In 1958 the Ford Motor Company launched the ill-fated Edsel which was marketed as an upmarket Ford, the next step up for the man who could afford something better. This clearly set Mercury's positioning closer to the Lincoln. To this end, the glamorous all-new Park Lane model was launched as Mercury's top-of-the line model for the discerning buyer who wanted an automobile of distinction. The Turnpike Cruiser, which had been top-of-the-line in 1957 was downgraded to being a jazzed-up Montclair, the Montclair became the mid-range model and the Monterey became the base model. There was also one rather bare model below these again - the Medalist.
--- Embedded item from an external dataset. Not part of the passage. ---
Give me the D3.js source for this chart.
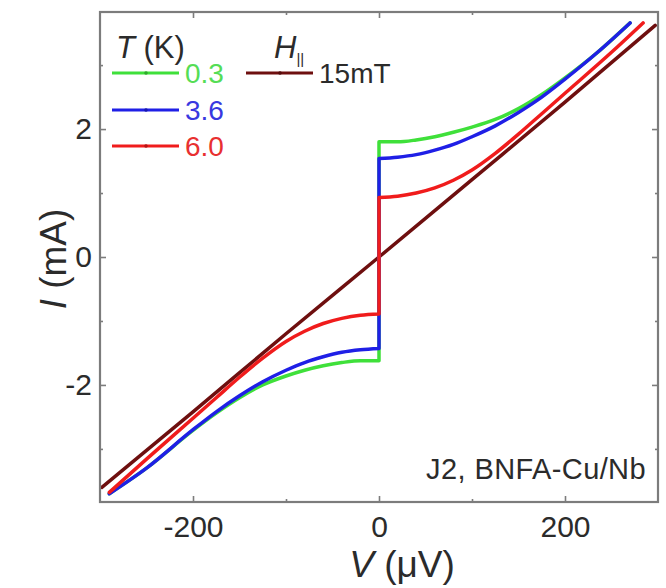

Unfortunately the USA entered its first post-war recession in 1958 and the automobile segment that was to suffer the most was the mid-priced field. Those who could afford the luxury top-of the line marques still did and those who couldn't stuck to the base-line marques. Americans also chose smaller and more economical cars and so the massive
longer, wider, lower cars produced by the Big 3 manufacturers were shunned by the buying public. Mercury sold only about 130,000 cars that model year, of which only about 9,000 Park Lanes. The Edsel also floundered because of the recession. It was really the wrong car at the wrong time. Mercury kept the Park Lane model for only three years - 1958 to 1960 - before it was dropped as Edsel disappeared and Mercury repositioned itself once again as an upmarket Ford. The name was reintroduced between 1964 and 1968, but as one word "Parklane".
The 1958 Mercury Park Lane exemplifies the outrageous excesses of the 1950s American automobile industry - the bigger and flashier, the better. Chrome, anodised aluminium and stainless steel were applied everywhere possible, engines got bigger and bigger and a dizzying selection of optional accessories, sometimes of dubious utility, whetted the appetite of the American public. It was the era of
glitz, gadgetry and go. The 1950s was also the era of the US-Soviet space race and rocket and jet themes influenced styling everywhere. By the late 1950s most independent car manufacturers in the US had disappeared leaving the Big 3 with virtually the whole market. Mercury offered 22 different models and body styles in 1958. The Park Lane measured 7" longer, 0.2" higher and had wider rear Flairlites than the rest of the Mercury models. With a captive market the crazy excess of tooling up to produce 22 different models was possible.